• **WHAT YOU ARE ASKED TO DO**
Report the number of lines containing "this", with no other words.

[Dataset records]

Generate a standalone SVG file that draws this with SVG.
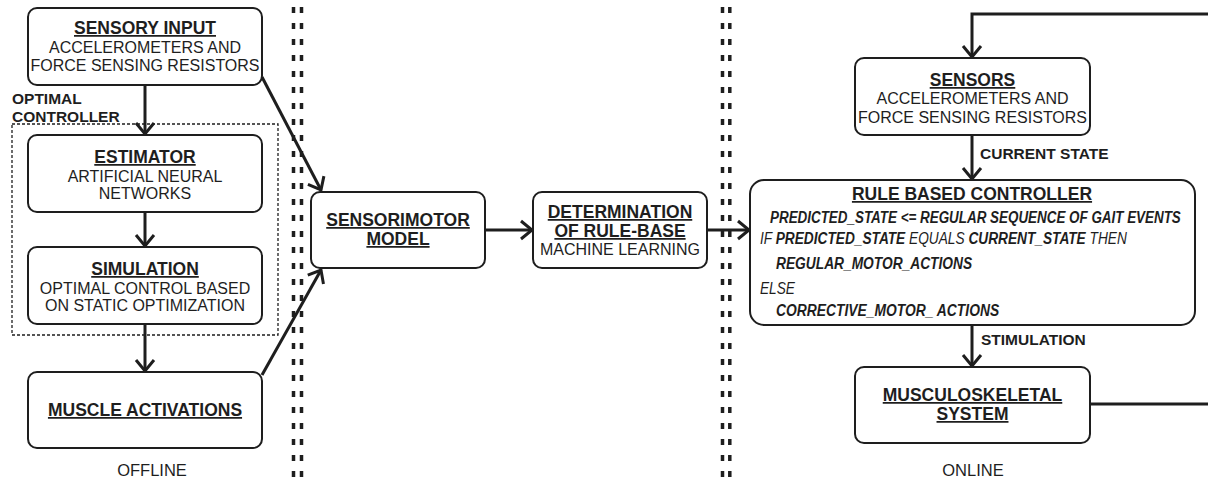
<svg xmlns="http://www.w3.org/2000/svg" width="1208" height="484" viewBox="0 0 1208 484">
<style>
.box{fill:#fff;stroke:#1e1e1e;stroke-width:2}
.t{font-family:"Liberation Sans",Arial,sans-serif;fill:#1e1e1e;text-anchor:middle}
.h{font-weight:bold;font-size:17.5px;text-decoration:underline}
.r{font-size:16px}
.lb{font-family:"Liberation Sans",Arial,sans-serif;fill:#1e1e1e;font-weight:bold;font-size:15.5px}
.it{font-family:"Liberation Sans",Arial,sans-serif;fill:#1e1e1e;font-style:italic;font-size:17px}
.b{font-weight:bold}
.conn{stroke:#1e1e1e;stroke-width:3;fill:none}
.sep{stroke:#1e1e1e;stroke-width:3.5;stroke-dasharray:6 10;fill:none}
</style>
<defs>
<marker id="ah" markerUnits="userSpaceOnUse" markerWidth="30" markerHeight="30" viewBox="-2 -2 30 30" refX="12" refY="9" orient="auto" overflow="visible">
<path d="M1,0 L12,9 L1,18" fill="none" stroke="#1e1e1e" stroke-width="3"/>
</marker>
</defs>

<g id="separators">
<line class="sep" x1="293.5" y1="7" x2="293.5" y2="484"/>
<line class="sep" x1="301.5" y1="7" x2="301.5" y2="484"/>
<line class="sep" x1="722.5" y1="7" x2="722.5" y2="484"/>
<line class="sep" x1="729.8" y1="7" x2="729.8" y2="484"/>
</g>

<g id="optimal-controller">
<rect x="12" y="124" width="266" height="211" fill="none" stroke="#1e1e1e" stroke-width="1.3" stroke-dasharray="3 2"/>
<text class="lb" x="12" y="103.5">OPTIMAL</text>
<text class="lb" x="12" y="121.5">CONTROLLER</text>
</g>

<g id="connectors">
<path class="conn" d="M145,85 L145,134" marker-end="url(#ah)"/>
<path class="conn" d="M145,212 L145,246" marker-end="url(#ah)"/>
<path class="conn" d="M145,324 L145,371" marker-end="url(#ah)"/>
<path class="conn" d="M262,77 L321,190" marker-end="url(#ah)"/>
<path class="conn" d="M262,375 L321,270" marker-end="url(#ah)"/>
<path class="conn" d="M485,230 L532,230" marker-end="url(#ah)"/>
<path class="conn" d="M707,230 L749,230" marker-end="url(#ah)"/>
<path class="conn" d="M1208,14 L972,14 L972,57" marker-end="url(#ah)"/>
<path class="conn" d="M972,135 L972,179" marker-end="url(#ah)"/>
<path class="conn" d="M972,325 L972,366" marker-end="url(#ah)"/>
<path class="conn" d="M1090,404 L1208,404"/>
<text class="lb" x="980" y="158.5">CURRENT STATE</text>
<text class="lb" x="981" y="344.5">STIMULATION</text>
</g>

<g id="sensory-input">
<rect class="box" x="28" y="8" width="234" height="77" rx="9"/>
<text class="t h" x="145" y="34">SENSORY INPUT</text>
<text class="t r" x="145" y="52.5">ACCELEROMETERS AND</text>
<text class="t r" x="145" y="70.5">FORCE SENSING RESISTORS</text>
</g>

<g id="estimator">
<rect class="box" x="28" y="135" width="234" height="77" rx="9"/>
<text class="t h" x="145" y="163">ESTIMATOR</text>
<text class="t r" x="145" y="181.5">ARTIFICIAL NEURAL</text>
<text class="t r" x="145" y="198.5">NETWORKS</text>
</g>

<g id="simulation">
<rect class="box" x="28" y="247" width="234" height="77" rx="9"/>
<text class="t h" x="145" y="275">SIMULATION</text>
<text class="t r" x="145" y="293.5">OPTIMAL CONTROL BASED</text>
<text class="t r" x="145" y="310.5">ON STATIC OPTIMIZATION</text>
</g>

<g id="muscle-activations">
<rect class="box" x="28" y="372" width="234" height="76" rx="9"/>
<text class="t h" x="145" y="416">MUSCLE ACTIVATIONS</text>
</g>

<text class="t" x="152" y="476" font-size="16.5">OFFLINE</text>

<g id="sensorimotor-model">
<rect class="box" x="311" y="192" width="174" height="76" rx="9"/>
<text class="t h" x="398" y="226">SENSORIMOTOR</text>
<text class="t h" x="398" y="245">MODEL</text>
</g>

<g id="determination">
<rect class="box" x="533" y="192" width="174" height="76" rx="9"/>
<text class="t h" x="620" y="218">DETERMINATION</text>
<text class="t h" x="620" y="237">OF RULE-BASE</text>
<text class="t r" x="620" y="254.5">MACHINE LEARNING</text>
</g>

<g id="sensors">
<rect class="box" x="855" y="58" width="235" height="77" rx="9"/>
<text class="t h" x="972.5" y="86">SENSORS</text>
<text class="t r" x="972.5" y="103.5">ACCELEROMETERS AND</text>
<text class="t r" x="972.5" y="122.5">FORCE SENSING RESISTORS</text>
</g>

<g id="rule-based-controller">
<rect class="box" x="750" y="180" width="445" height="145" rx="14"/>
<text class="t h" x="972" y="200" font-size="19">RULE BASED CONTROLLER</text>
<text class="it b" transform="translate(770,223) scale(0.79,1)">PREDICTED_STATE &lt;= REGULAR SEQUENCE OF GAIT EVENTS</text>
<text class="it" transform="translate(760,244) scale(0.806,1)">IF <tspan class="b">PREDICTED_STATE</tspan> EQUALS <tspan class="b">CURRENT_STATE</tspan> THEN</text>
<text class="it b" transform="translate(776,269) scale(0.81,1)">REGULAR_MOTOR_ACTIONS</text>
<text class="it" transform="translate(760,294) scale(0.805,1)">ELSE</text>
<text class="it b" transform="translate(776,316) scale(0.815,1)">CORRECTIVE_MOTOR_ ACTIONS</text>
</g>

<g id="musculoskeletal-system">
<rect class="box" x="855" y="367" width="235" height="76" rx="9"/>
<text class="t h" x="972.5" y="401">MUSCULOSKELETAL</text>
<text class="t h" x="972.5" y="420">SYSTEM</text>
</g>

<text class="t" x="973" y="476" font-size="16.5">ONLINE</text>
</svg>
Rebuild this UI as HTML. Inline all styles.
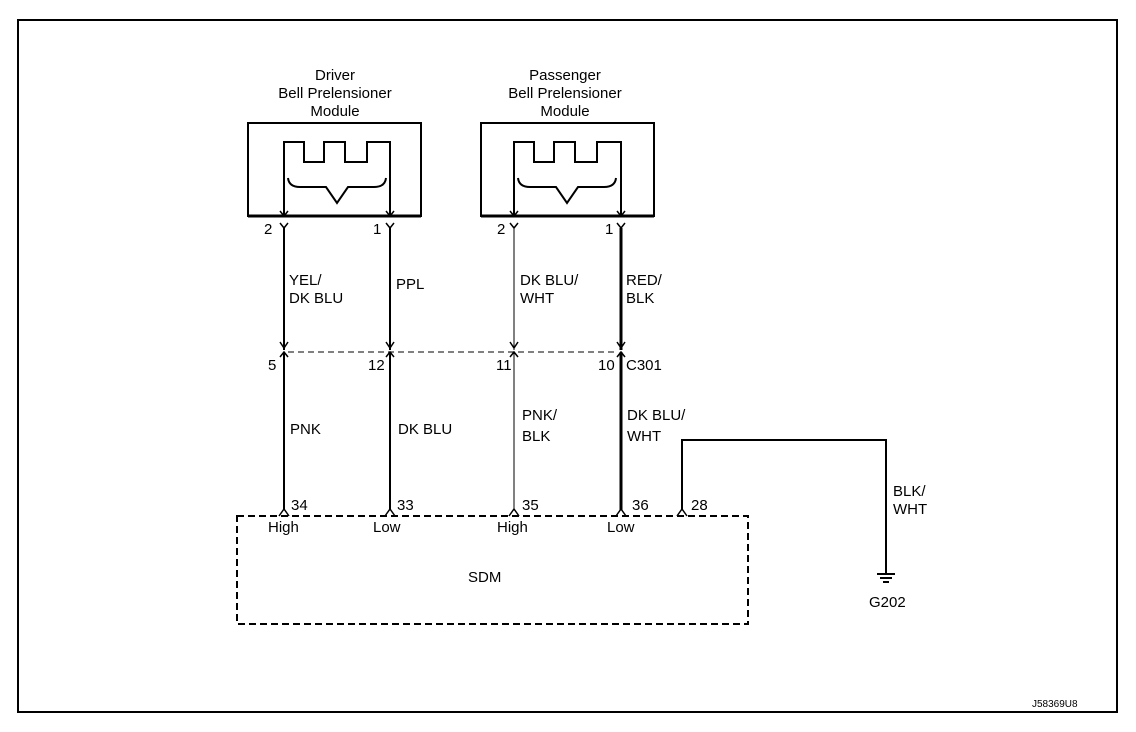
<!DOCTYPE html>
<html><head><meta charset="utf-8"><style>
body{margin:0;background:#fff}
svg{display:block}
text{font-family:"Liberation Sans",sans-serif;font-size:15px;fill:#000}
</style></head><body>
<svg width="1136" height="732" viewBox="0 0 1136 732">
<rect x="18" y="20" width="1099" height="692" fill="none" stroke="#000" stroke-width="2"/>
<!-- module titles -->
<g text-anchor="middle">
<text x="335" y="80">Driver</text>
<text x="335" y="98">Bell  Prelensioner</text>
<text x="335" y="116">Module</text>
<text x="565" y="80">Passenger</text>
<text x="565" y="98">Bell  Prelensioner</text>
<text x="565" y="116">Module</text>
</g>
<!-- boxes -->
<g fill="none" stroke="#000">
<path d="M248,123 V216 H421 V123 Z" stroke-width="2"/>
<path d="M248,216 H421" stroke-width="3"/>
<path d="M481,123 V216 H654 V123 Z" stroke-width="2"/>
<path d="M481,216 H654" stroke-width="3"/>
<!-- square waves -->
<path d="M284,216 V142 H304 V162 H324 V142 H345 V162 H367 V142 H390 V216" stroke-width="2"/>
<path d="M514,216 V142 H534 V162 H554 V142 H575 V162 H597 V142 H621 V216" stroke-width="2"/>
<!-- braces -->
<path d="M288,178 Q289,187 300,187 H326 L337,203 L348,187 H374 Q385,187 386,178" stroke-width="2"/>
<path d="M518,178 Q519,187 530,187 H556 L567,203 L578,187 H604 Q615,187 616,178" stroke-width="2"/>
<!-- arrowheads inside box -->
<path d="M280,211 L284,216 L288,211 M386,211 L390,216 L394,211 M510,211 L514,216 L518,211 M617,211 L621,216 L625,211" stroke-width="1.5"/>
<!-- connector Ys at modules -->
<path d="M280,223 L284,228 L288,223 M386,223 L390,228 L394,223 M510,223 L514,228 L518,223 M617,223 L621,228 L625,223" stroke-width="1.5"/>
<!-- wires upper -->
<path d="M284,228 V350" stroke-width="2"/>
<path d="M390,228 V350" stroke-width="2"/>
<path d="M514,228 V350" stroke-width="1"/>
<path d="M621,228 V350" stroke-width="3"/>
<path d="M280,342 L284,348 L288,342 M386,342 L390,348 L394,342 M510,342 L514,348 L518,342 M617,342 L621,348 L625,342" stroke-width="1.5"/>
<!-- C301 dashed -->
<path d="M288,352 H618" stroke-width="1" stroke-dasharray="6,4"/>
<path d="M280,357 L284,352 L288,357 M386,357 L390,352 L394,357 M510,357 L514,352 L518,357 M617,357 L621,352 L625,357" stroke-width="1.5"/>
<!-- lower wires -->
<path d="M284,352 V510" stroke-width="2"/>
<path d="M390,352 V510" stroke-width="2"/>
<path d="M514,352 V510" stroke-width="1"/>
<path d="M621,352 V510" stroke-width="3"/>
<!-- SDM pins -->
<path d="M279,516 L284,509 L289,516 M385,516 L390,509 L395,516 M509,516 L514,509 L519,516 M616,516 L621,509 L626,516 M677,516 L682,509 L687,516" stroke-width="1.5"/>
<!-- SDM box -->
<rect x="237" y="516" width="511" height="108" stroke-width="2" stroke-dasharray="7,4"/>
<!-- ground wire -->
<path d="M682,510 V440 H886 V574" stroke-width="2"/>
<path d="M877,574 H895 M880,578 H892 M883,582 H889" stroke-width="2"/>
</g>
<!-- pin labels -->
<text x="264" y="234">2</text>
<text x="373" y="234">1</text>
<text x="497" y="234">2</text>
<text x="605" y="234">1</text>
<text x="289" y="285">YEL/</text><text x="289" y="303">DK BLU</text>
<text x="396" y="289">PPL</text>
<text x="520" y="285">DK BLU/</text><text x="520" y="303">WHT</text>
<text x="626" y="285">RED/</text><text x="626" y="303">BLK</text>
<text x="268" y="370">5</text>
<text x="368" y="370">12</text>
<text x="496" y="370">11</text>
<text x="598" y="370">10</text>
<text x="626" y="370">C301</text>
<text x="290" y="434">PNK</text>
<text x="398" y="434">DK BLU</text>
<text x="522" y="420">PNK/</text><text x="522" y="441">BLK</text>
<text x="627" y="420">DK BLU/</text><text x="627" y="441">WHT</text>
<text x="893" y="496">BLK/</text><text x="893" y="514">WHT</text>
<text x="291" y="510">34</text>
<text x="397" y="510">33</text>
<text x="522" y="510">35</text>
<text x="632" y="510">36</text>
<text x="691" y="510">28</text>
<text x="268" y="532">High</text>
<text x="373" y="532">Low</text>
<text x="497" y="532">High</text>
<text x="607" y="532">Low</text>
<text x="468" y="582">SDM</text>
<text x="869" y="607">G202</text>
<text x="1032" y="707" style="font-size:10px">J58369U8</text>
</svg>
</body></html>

• **CORRECT ANSWER**
2